O olhar cristão: como ler esse momento à luz da fé
Cristãos que acompanham política e cultura podem interpretar o chamado à participação de duas formas complementares: primeiro, como oportunidade de defender valores éticos, proteção à liberdade de expressão e proteção aos direitos dos artistas; segundo, como chamado à vigilância pública sobre eventuais usos partidários de recursos e espaços culturais.
A Bíblia incentiva os crentes a influenciar a sociedade com sabedoria e integridade. Textos como Romanos 12:2 (“Não vos conformeis com este mundo…”) e Mateus 5:13-16 (ser sal e luz) servem de referência para quem deseja atuar no ambiente cultural sem perder a identidade de fé — participando de debates e defendendo a liberdade de consciência sem adotar uma postura de confrontação gratuita.
Próximos passos e como acompanhar
O Plano agora segue para análise do Congresso Nacional, onde pontos como fontes de financiamento, papel da Comissão Intergestores Tripartite e limites entre participação social e ação política serão discutidos. É provável que surjam propostas de emenda e condicionamentos orçamentários.
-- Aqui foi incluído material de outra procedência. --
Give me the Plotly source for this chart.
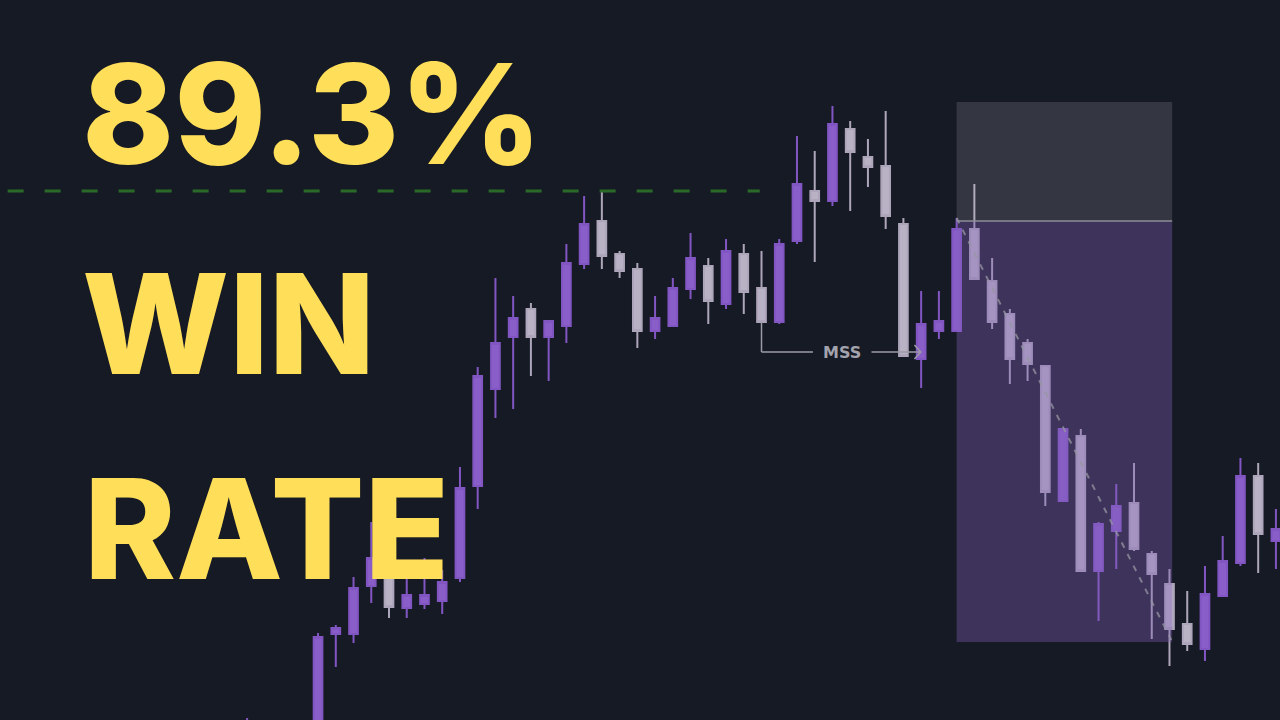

Cidadãos, lideranças religiosas e agentes culturais podem acompanhar as audiências públicas, os debates nos conselhos municipais e estaduais de cultura e as movimentações dos comitês de cultura. Para quem deseja agir de forma responsável, recomendar-se:
– Informar-se sobre o texto final do Plano e das 21 diretrizes; – Participar de conselhos e audiências locais; – Exigir transparência na execução dos recursos e na atuação da Comissão Intergestores Tripartite.
Em um momento de tensões políticas e culturais, a recomendação é buscar diálogo, promover a justiça e a liberdade de expressão, e acompanhar com atenção a tramitação no Congresso — sem perder de vista que a cultura molda corações e consciências, e por isso merece participação responsável e crítica.